The organization ranked Russia 148 out of 180 countries on its 2016 press freedom index, saying: "While TV channels continue to inundate viewers with propaganda, the climate has become very oppressive for those who question the new patriotic and neo-conservative discourse or just try to maintain quality journalism." Ukraine was ranked 107th.

Dozhd has come under pressure from Russian authorities in recent years.

The station found itself in hot water on several occasions, such as after airing an interview with a Russian man who claimed to have fought alongside Russia-backed separatists in a conflict that has killed more than 9,750 people in eastern Ukraine since April 2014.

Two Dozhd journalists reporting in the separatist-controlled city of Donetsk in November were expelled for conducting what the separatists said was "illegal journalistic activity."

For Ukrainians, the Dozhd ban means one fewer Russian-language news outlet to balance out Russian state-run and state-controlled broadcasters that are beamed to TV sets and radios across much of war-torn, predominantly Russian-speaking eastern Ukraine.
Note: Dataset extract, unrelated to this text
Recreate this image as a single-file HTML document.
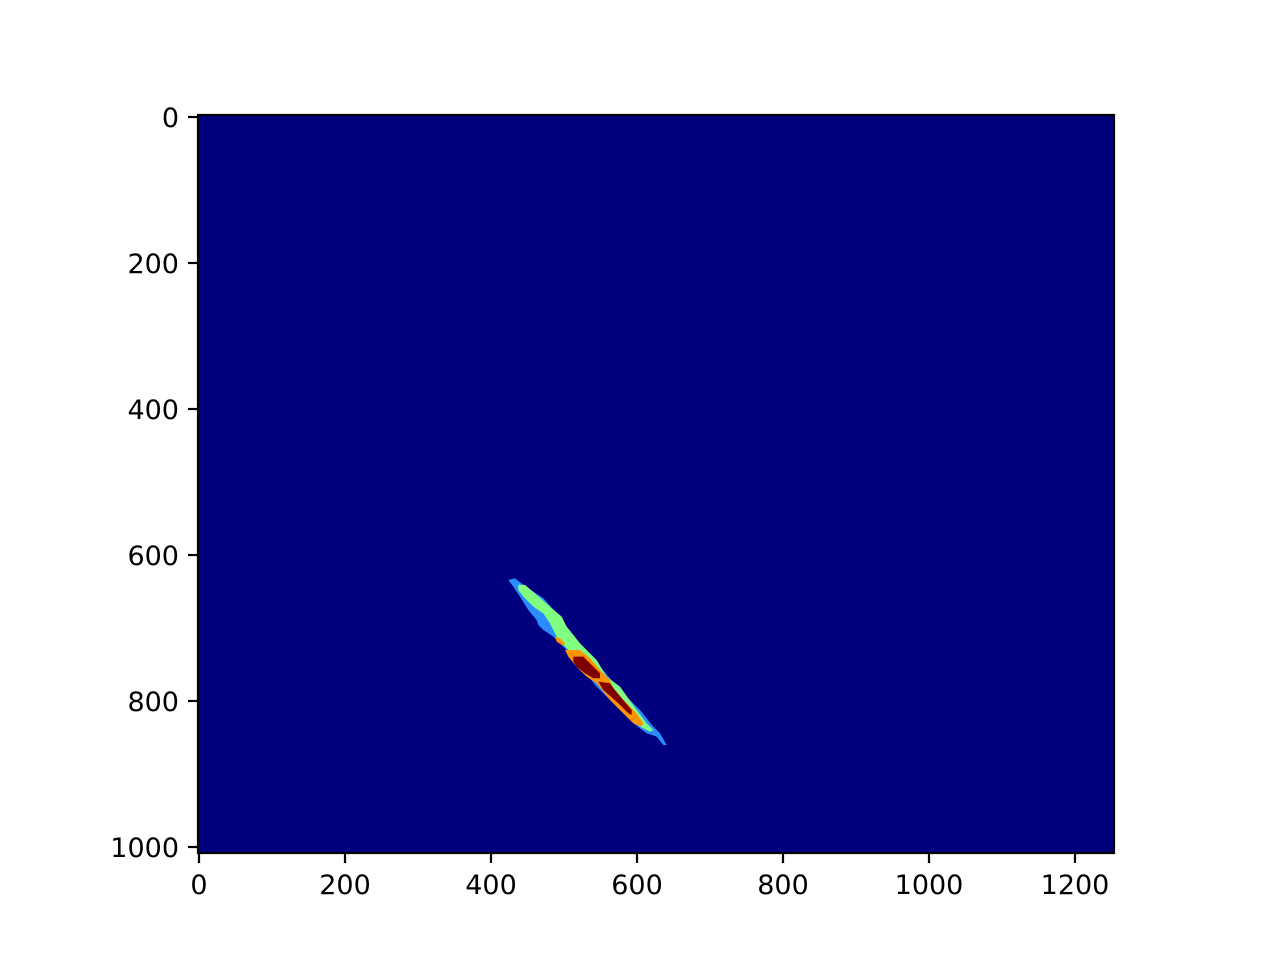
<!DOCTYPE html>
<html><head><meta charset="utf-8"><style>
html,body{margin:0;padding:0;background:#fff;}
svg{display:block;font-family:"DejaVu Sans","Liberation Sans",sans-serif;}
</style></head><body>
<svg id="chart" width="1280" height="960"></svg>
<script>
const xTicks=[0,200,400,600,800,1000,1200];
const yTicks=[0,200,400,600,800,1000];
const blueRegion=[[423.7,634.2],[432.8,631.9],[444.3,641.0],[471.7,659.3],[489.9,679.9],[503.6,698.1],[521.9,721.0],[549.3,752.9],[576.7,784.9],[604.1,812.3],[622.3,835.1],[631.5,844.2],[640.6,860.2],[636.0,860.2],[626.9,848.8],[613.2,844.2],[594.9,830.5],[567.5,803.1],[544.7,780.3],[526.5,757.5],[503.6,730.1],[485.4,711.8],[471.7,702.7],[464.8,695.8],[462.5,689.0],[451.1,675.3],[439.7,657.0],[430.6,643.3]];
const greenRegion=[[437.4,641.0],[446.5,641.0],[462.5,654.7],[480.8,670.7],[496.8,684.4],[503.6,698.1],[521.9,721.0],[544.7,743.8],[558.4,766.6],[576.7,780.3],[599.5,812.3],[613.2,830.5],[622.3,839.7],[617.8,842.0],[604.1,835.1],[585.8,821.4],[563.0,794.0],[544.7,771.2],[531.0,762.1],[517.3,743.8],[489.9,711.8],[480.8,693.6],[471.7,679.9],[458.0,670.7],[444.3,657.0],[437.4,647.9]];
const orangeRegion=[[501.3,730.1],[521.9,730.1],[535.6,741.5],[549.3,757.5],[563.0,771.2],[567.5,784.9],[585.8,803.1],[599.5,816.8],[608.6,830.5],[606.4,835.1],[594.9,830.5],[581.2,816.8],[563.0,798.6],[544.7,775.7],[531.0,766.6],[517.3,753.0],[506.0,739.2]];
const orangeSpot=[[487.6,711.8],[494.5,714.1],[501.3,720.9],[499.1,724.6],[489.9,718.7]];
const redRegion1=[[512.8,739.2],[526.5,739.2],[540.2,752.9],[549.3,762.0],[549.3,768.9],[540.2,768.9],[528.7,762.0],[517.3,752.9],[512.8,746.1]];
const redRegion2=[[547.0,773.5],[563.0,775.7],[569.8,784.9],[581.2,798.6],[592.7,812.3],[592.7,819.1],[588.1,816.8],[574.4,803.1],[563.0,793.0],[553.8,784.9]];
const NS="http://www.w3.org/2000/svg";
const svg=document.getElementById('chart');
const L=198,T=115,R=1114,B=853;
const sx=v=>199+v*0.73, sy=v=>117+v*0.73;
function mk(t,a){const e=document.createElementNS(NS,t);for(const k in a)e.setAttribute(k,a[k]);svg.appendChild(e);return e;}
const bg=mk('rect',{x:L,y:T,width:R-L,height:B-T,fill:'#00007f'});


const layers=[[blueRegion,'#2a8cff','region-low'],[greenRegion,'#80ff80','region-mid'],[orangeRegion,'#ff9400','region-high'],[orangeSpot,'#ff9400','region-high-spot'],[redRegion1,'#800000','region-peak-1'],[redRegion2,'#800000','region-peak-2']];
layers.forEach(([pts,c,n])=>{
  const p=mk('polygon',{points:pts.map(q=>sx(q[0])+','+sy(q[1])).join(' '),fill:c});
  
  
});
const fr=mk('rect',{x:L,y:T,width:R-L,height:B-T,fill:'none',stroke:'#000','stroke-width':2.2});


xTicks.forEach(v=>{
  const x=sx(v);
  mk('line',{x1:x,y1:B,x2:x,y2:B+10,stroke:'#000','stroke-width':2.2});
  const t=mk('text',{x:x,y:B+41,'text-anchor':'middle','font-size':27});
  t.textContent=v;
  
  
});
yTicks.forEach(v=>{
  const y=sy(v);
  mk('line',{x1:L,y1:y,x2:L-10,y2:y,stroke:'#000','stroke-width':2.2});
  const t=mk('text',{x:L-19,y:y+10,'text-anchor':'end','font-size':27});
  t.textContent=v;
  
  
});
</script>
</body></html>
That didn’t appear to cause much concern among press-freedom advocates in Ukraine, where media rights groups have frequently accused Poroshenko and his government of suppressing independent voices.

Tetyana Popova, the former Ukrainian deputy information policy minister who resigned in protest last summer over the government’s failure to investigate alleged abuses against journalists, told RFE/RL she does not believe the Dozhd ban is censorship. She said that "unfortunately, [Dozhd] broke the law" by airing Russian advertisements.

"They could do Ukrainian version without them. It wouldn’t be hard," she added.

Press freedom defenders from the Kyiv-based Institute of Mass Information could not be reached for comment. Neither Detector Media nor Telekritika -- outlets that report on Ukraine’s media landscape and advocate for free speech -- remarked on the Dozhd ban, opting only to cover it as news.